Ignoring groundwater conditions
Liquefaction is strongly influenced by groundwater depth. Incorrect groundwater assumptions often lead to unrealistic results.
Incorrect fines content assumptions
Many SPT-based correlations require adjustments based on fines content. Errors in soil classification can affect CRR estimates.
Relying solely on spreadsheet outputs
Spreadsheets are useful tools, but they do not replace engineering review. Unexpected trends should always be investigated.
Misinterpreting marginal safety factors
Factors of safety near unity require careful interpretation, particularly for critical infrastructure or essential facilities.
Example scenario
Consider a site investigation for a proposed warehouse in a seismically active region.
Several boreholes indicate loose to medium-dense sandy soils below the groundwater table. Corrected SPT values range from approximately 12 to 18 blows per foot within the upper 10 meters of the profile.
After applying SPT corrections, calculating CSR from the design earthquake loading, and estimating CRR using established correlations, the engineer observes factors of safety ranging between 0.95 and 1.10.
Although widespread liquefaction may not be guaranteed, the results suggest a marginal condition that warrants further evaluation. Depending on project requirements, additional analyses, ground improvement measures, or performance-based assessments may be considered.
Limitations of SPT-based liquefaction analysis
SPT-based methods are powerful but not universally applicable.
Several factors can influence reliability:
- High fines content
- Cemented soils
- Gravelly deposits
- Aging effects
- Unusual soil behavior
One particularly important consideration involves soils that exhibit clay-like behavior.
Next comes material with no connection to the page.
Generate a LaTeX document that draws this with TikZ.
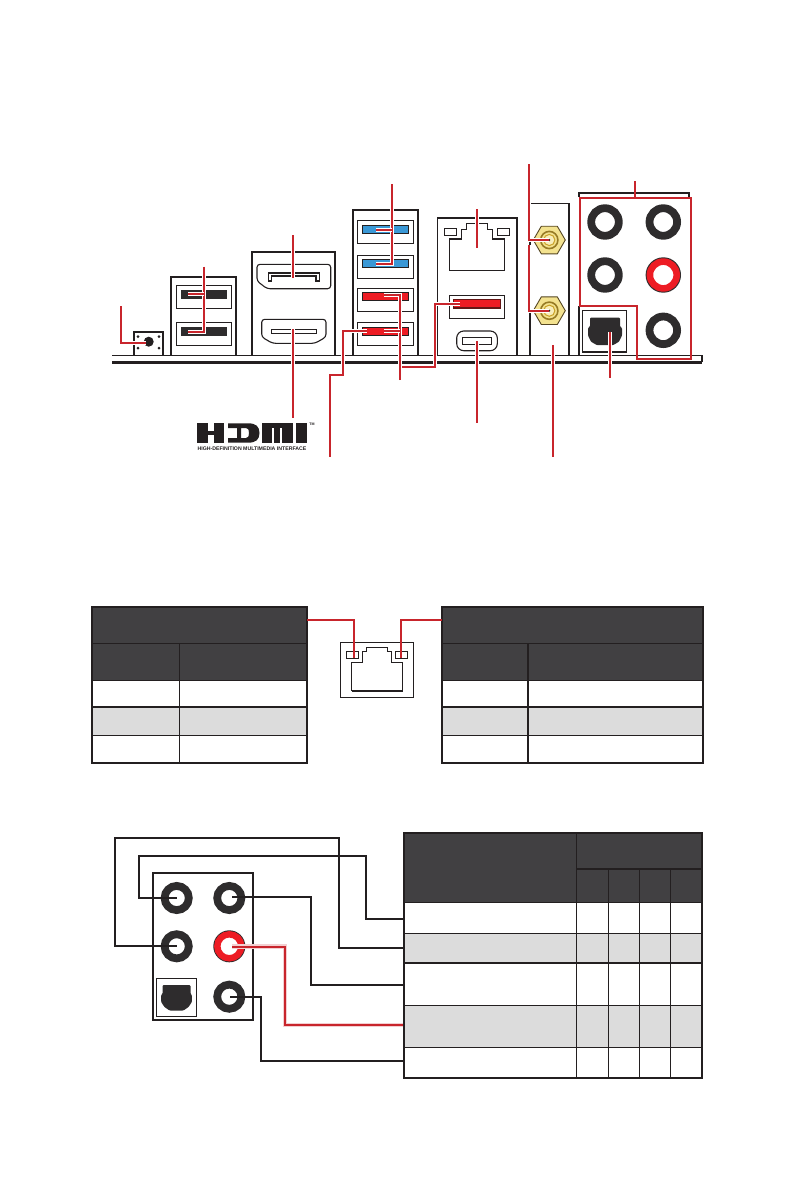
\documentclass[tikz,border=0pt]{standalone}
\usepackage{fontspec}
\setmainfont{Liberation Sans}
\definecolor{ink}{HTML}{231F20}
\definecolor{head}{HTML}{414042}
\definecolor{rowgrey}{HTML}{DCDCDC}
\definecolor{wire}{HTML}{C8252C}
\definecolor{portred}{HTML}{ED1C24}
\definecolor{portblue}{HTML}{3A98D6}
\definecolor{jackdark}{HTML}{2E2C2D}
\definecolor{gold}{HTML}{F3E28F}
\definecolor{golddark}{HTML}{C9A227}
\tikzset{
 x=1pt,y=-1pt,
 panel/.style={draw=ink,line width=2pt},
 port/.style={draw=ink,line width=1.3pt,fill=white},
 thin part/.style={draw=ink,line width=1.1pt},
 redwire/.style={draw=wire,line width=2pt,preaction={draw=white,line width=3.8pt}},
 blackwire/.style={draw=ink,line width=1.9pt},
 tablerule/.style={draw=ink,line width=1.1pt},
 tableframe/.style={draw=ink,line width=2.2pt},
 bigring/.style={draw=jackdark,line width=7.8pt,fill=white},
 smallring/.style={draw=jackdark,line width=7.8pt,fill=white},
}
\newcommand{\optshape}[2]{%
 \fill[jackdark,rounded corners=1pt,shift={(#1,#2)}]
  (-15,-14) -- (15,-14) -- (15,-5) -- (17,-4) -- (17,4) -- (14,10) -- (8,13.5) -- (-8,13.5) -- (-14,10) -- (-17,4) -- (-17,-4) -- (-15,-5) -- cycle;}
\newcommand{\smaoptshape}[2]{%
 \fill[jackdark,rounded corners=1pt,shift={(#1,#2)}]
  (-14,-13) -- (14,-13) -- (14,-4) -- (15.4,-3) -- (15.4,4) -- (12,9) -- (7,12.5) -- (-7,12.5) -- (-12,9) -- (-15.4,4) -- (-15.4,-3) -- (-14,-4) -- cycle;}
\newcommand{\hexconn}[3]{%
 \coordinate (#3) at (#1,#2);
 \filldraw[fill=gold,draw=ink!70!golddark,line width=.9pt,shift={(#1,#2)}]
   (-16,0) -- (-8,-13.8) -- (8,-13.8) -- (16,0) -- (8,13.8) -- (-8,13.8) -- cycle;
 \draw[golddark!70!ink,line width=1.6pt] (#3) circle (8.6pt);
 \draw[golddark,fill=gold!60!white,line width=1pt] (#3) circle (5.6pt);
 \fill[ink] (#3) circle (1.1pt);}
\begin{document}
\begin{tikzpicture}[x=1pt,y=-1pt]
\useasboundingbox (0,0) rectangle (794,1191);
% ---------- base plate
\draw[ink,line width=1.2pt] (112,355.3) -- (702,355.3);
\draw[ink,line width=2.2pt] (112,362.4) -- (702,362.4);
\draw[ink,line width=1.2pt] (702,355.3) -- (702,362.4);
% ---------- reset button
\draw[panel] (133.5,355) |- (162.5,331.7) -- (162.5,355);
\node[circle,fill=ink,minimum size=10pt,inner sep=0pt] (btn) at (148.7,341.7) {};
\foreach \px/\py in {138/336.5,159/336.5,138/348,159/348} \fill[ink] (\px,\py) circle (1.5pt);
\coordinate (btnEnd) at (146,342.7);
% ---------- USB 2 stack
\draw[panel] (171,355) |- (236.3,276.7) -- (236.3,355);
\foreach \py/\qy in {285.3/308.3,322.3/345.3}{\draw[port] (176.3,\py) rectangle (231.7,\qy);}
\fill[jackdark] (180.5,290) rectangle (227,299);
\fill[jackdark] (180.5,327.3) rectangle (227,335.8);
\coordinate (usbA) at (188,294.3); \coordinate (usbB) at (188,331.7);
% ---------- DP / HDMI
\draw[panel] (251.7,355) |- (335.3,251.7) -- (335.3,355);
\draw[thin part,rounded corners=3pt] (257,264.3) -- (330.7,264.3) -- (330.7,288.7) -- (267,288.7) -- (257,281) -- cycle;
\draw[ink,line width=1.2pt] (268.2,281) -- (268.2,273) -- (319.4,273) -- (319.4,281) -- (316,281) -- (316,276) -- (271.6,276) -- (271.6,281) -- cycle;
\draw[thin part,rounded corners=3pt] (261.7,319.3) -- (326,319.3) -- (326,337) -- (315,343.3) -- (272.5,343.3) -- (261.7,337) -- cycle;
\draw[ink,line width=1.1pt] (271.7,329.5) rectangle (316.7,333.2);
\coordinate (dp) at (292.7,278); \coordinate (hdmi) at (292.7,329);
% ---------- USB 3 stack
\draw[panel] (352.7,355) |- (418.3,210) -- (418.3,355);
\foreach \py/\qy in {220.7/243.7,255.7/278.3,288.3/311.7,322.3/345.3}{\draw[port] (357.3,\py) rectangle (413.3,\qy);}
\filldraw[fill=portblue,draw=ink,line width=.8pt] (362.2,225.5) rectangle (408.6,233.7);
\filldraw[fill=portblue,draw=ink,line width=.8pt] (362.2,259.3) rectangle (408.6,267.7);
\filldraw[fill=portred,draw=ink,line width=.8pt] (362.2,292.2) rectangle (408.6,300.6);
\filldraw[fill=portred,draw=ink,line width=.8pt] (362.2,327.3) rectangle (408.6,335.7);
\coordinate (blueA) at (376,230); \coordinate (blueB) at (376,264);
\coordinate (redA) at (384,295); \coordinate (redB) at (384,330.7);
\coordinate (redC) at (366.7,330.7);
% ---------- LAN + USB + USB-C
\draw[panel,line width=1.6pt] (437.3,355) |- (516.7,217.7) -- (516.7,355);
\draw[thin part] (449.3,270.3) -- (449.3,239) -- (461.7,239) -- (461.7,229.3) -- (466.7,229.3) -- (466.7,223.3) -- (487.3,223.3) -- (487.3,229.3) -- (492.7,229.3) -- (492.7,239) -- (504.7,239) -- (504.7,270.3) -- cycle;
\draw[thin part] (444.7,228.7) rectangle (456.7,235.7);
\draw[thin part] (497.3,228.7) rectangle (509.3,235.7);
\draw[port,line width=1.1pt] (449.3,295.3) rectangle (504.7,318.3);
\filldraw[fill=portred,draw=ink!70!red,line width=1.4pt] (453.4,299.6) rectangle (500.4,307.8);
\draw[thin part,rounded corners=7pt] (456.7,331) rectangle (497.3,350.7);
\draw[thin part] (462.3,337.3) rectangle (491.7,344.7);
\coordinate (lan) at (477,247.7); \coordinate (usbE) at (460,304.3); \coordinate (usbC) at (477,341);
% ---------- Wi-Fi
\draw[ink,line width=1.1pt] (530,203.3) -- (569.3,203.3);
\draw[ink,line width=1.6pt] (530,355) -- (530,203.3);
\draw[ink,line width=1.8pt] (569.3,203.3) -- (569.3,355);
\hexconn{549.3}{240}{wifiA}
\hexconn{549.3}{310.7}{wifiB}
\coordinate (wifiPlate) at (553,345);
% ---------- audio block
\draw[panel] (578.5,355) -- (578.5,306);
\draw[panel] (578.5,197) -- (578.5,193.3) -- (689.3,193.3) -- (689.3,197);
\foreach \n/\cx/\cy in {topA/605/222,topB/663.3/222,topC/605/275,topE/663.3/330.3}{
  \coordinate (\n) at (\cx,\cy);
  \draw[bigring] (\n) circle (13.8pt);}
\coordinate (topD) at (663.3,275);
\fill[jackdark] (topD) circle (17.7pt);
\draw[portred,line width=6.6pt,fill=white] (topD) circle (13.4pt);
\draw[ink,line width=1.1pt] (582.3,310.3) rectangle (626.7,352.3);
\draw[ink,line width=2.2pt] (582.3,352.3) -- (626.7,352.3);
\optshape{605}{331.7}
\coordinate (opt) at (610,332.3);
% ---------- red leaders, top
\coordinate (audioTick) at (634.7,198.3);
\draw[redwire] (121,306) |- (btnEnd);
\draw[redwire] (204,266.7) |- (usbB);
\draw[redwire] (204,294.3) -- (usbA);
\draw[redwire] (dp) -- (292.7,235);
\draw[redwire] (hdmi) -- (292.7,417.7);
\draw[redwire] (392,184) |- (blueB);
\draw[redwire] (392,230) -- (blueA);
\draw[redwire] (400,380) |- (redA);
\draw[redwire] (400,330.7) -- (redB);
\draw[redwire] (redC) -| (342.7,375) -| (330,457);
\draw[redwire] (usbE) -| (435,366.7) -- (401.7,366.7);
\draw[redwire] (lan) -- (477,209.3);
\draw[redwire] (usbC) -- (477,422.7);
\draw[redwire] (529,164) |- (wifiA);
\draw[redwire] (529,245) |- (wifiB);
\draw[redwire] (wifiPlate) -- (553,457);
\draw[redwire] (opt) -- (610,377.7);
\draw[draw=wire,line width=2pt] (580.3,198.3) -- (690.7,198.3) -- (690.7,359) -- (637,359) -- (637,305.7) -- (580.3,305.7) -- cycle;
\draw[draw=wire,line width=2pt] (audioTick) -- (634.7,181);
% ---------- HDMI logo
\fill[ink] (197,423.3) rectangle (208,442.7);
\fill[ink] (213.5,423.3) rectangle (224,442.7);
\fill[ink] (208,431) rectangle (213.5,435.2);
\fill[ink,even odd rule] (228,423.3) -- (248,423.3) .. controls (256,423.3) and (259.5,426.5) .. (259.5,433) .. controls (259.5,439.5) and (256,442.7) .. (248,442.7) -- (228,442.7) -- (228,438) -- (237,438) -- (237,428) -- (228,428) -- cycle
  (241,428) -- (241,438) -- (246,438) .. controls (248.5,438) and (249,436) .. (249,433) .. controls (249,430) and (248.5,428) .. (246,428) -- cycle;
\fill[ink] (262,423.3) rectangle (272,442.7);
\fill[ink] (274,423.3) rectangle (280,442.7);
\fill[ink] (282,423.3) rectangle (292.5,442.7);
\fill[ink] (262,423.3) rectangle (292.5,427.5);
\fill[ink] (295.5,423.3) rectangle (306.7,442.7);
\node[inner sep=0pt,text=ink,font=\fontsize{5.2}{6}\selectfont\bfseries] (logotext) at (252,449) {HIGH-DEFINITION MULTIMEDIA INTERFACE};
\node[inner sep=0pt,text=ink,font=\fontsize{3.6}{4}\selectfont\bfseries] (logotm) at (312,424) {TM};
% ---------- LAN table left
\fill[head] (91.7,606.7) rectangle (307.3,680.7);
\fill[rowgrey] (91.7,707) rectangle (307.3,735.3);
\draw[tablerule] (91.7,643.3) -- (307.3,643.3);
\draw[tablerule] (91.7,680.7) -- (307.3,680.7);
\draw[tablerule] (91.7,707) -- (307.3,707);
\draw[tablerule] (91.7,735.3) -- (307.3,735.3);
\draw[tablerule] (179.3,643.3) -- (179.3,763.3);
\draw[tableframe] (91.7,606.7) rectangle (307.3,763.3);
\coordinate (tabL) at (307.3,619.7);
% ---------- LAN table right
\fill[head] (441.7,606.7) rectangle (703.3,680.7);
\fill[rowgrey] (441.7,707) rectangle (703.3,735.3);
\draw[tablerule] (441.7,643.3) -- (703.3,643.3);
\draw[tablerule] (441.7,680.7) -- (703.3,680.7);
\draw[tablerule] (441.7,707) -- (703.3,707);
\draw[tablerule] (441.7,735.3) -- (703.3,735.3);
\draw[tablerule] (528,643.3) -- (528,763.3);
\draw[tableframe] (441.7,606.7) rectangle (703.3,763.3);
\coordinate (tabR) at (441.7,619.7);
% ---------- LAN icon
\draw[ink,line width=1.2pt] (340.3,642.3) rectangle (413.3,697.3);
\draw[ink,line width=1.2pt] (351.7,691) -- (351.7,662.3) -- (362.7,662.3) -- (362.7,651.7) -- (366.7,651.7) -- (366.7,647.3) -- (387.3,647.3) -- (387.3,651.7) -- (391.7,651.7) -- (391.7,662.3) -- (402.7,662.3) -- (402.7,691);
\draw[ink,line width=2pt] (351.7,691) -- (402.7,691);
\draw[ink,line width=1.5pt] (346.7,651.3) rectangle (358.3,658.3);
\draw[ink,line width=1.5pt] (395.7,651.3) rectangle (407.7,658.3);
\coordinate (ledL) at (354,658); \coordinate (ledR) at (400.7,658);
\draw[wire,line width=2pt] (tabL) -| (ledL);
\draw[wire,line width=2pt] (tabR) -| (ledR);
% ---------- audio table
\fill[head] (404,833.3) rectangle (702,902.3);
\fill[rowgrey] (404,933.3) rectangle (702,963);
\fill[rowgrey] (404,1005.3) rectangle (702,1047.3);
\foreach \ry in {902.3,933.3,963,1005.3,1047.3} \draw[tablerule] (404,\ry) -- (702,\ry);
\draw[tablerule] (576.7,833.3) -- (576.7,1077.7);
\draw[tablerule] (576.7,869) -- (702,869);
\foreach \rx in {608.3,639.3,670.7} \draw[tablerule] (\rx,869) -- (\rx,1077.7);
\draw[tableframe] (404,833.3) rectangle (702,1077.7);
\coordinate (rowA) at (403,919); \coordinate (rowB) at (403,947.7); \coordinate (rowC) at (403,985);
\coordinate (rowD) at (403,1025); \coordinate (rowE) at (403,1060.7);
% ---------- audio chart
\draw[ink,line width=2pt] (152.7,872.7) rectangle (253.3,1020);
\foreach \n/\cx/\cy in {jackA/176.7/898,jackB/229.3/898,jackC/176.7/946.3,jackE/229.3/996.7}{
  \coordinate (\n) at (\cx,\cy);
  \draw[smallring] (\n) circle (12.1pt);}
\coordinate (jackD) at (229.3,946.3);
\fill[jackdark] (jackD) circle (16pt);
\draw[portred,line width=6.4pt,fill=white] (jackD) circle (12pt);
\draw[ink,line width=1pt] (156.3,978.3) rectangle (196.7,1016.7);
\smaoptshape{176.5}{998}
\draw[blackwire] (jackC) -| (115,838.3) -| (339,947.7) -- (rowB);
\draw[blackwire] (jackA) -| (139,856) -| (366,919) -- (rowA);
\draw[blackwire] (232.3,897.3) -| (311,985) -- (rowC);
\draw[draw=wire,line width=2pt,preaction={draw=wire!22!white,line width=4.6pt}] (232,946.7) -| (285,1025) -- (rowD);
\draw[blackwire] (230,997) -| (261,1060.7) -- (rowE);
\end{tikzpicture}
\end{document}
Conventional SPT-based liquefaction correlations were largely developed using sandy deposits. In soils exhibiting significant plasticity or clay-like response, liquefaction triggering mechanisms may differ from those assumed in traditional empirical methods.
In such cases, undrained shear strength-based approaches may provide a more appropriate framework for evaluating cyclic softening or flow failure potential. Modern engineering practice increasingly emphasizes distinguishing between sand-like and clay-like behavior before selecting a liquefaction evaluation methodology.
When manual calculations become challenging
For a single borehole, manual calculations are often manageable.
However, complexity increases rapidly when projects involve:
- Multiple boreholes
- Large infrastructure corridors
- Hundreds of SPT records
- Multiple seismic scenarios
- Settlement calculations
- Extensive reporting requirements
Maintaining consistency across spreadsheets can become challenging, particularly when revisions occur during project development.
As project datasets grow, many engineers adopt structured digital workflows for managing the overall liquefaction analysis process and documenting calculation assumptions.
Automating liquefaction assessment and reporting
Modern geotechnical software can help automate many repetitive aspects of liquefaction assessment, including:
- SPT corrections
- Liquefaction calculations
- Settlement estimates
- Engineering reports
Modern geotechnical platforms such as SETAF can automate SPT corrections, liquefaction calculations, settlement estimates, and reporting workflows, helping engineers manage larger datasets more efficiently.
Conclusion
Understanding how to calculate liquefaction potential from SPT data requires more than simply applying equations. Reliable results depend on proper SPT corrections, accurate site characterization, and thoughtful interpretation of both seismic demand and soil resistance.
The relationship between Cyclic Stress Ratio (CSR) and Cyclic Resistance Ratio (CRR) remains the foundation of most empirical liquefaction assessment methods. However, engineers must also recognize the limitations of these correlations, particularly when dealing with unusual soil behavior, fines-rich deposits, or clay-like materials.
Ultimately, successful liquefaction analysis combines field testing, empirical methods, and engineering judgment to develop realistic assessments of seismic hazard and site performance.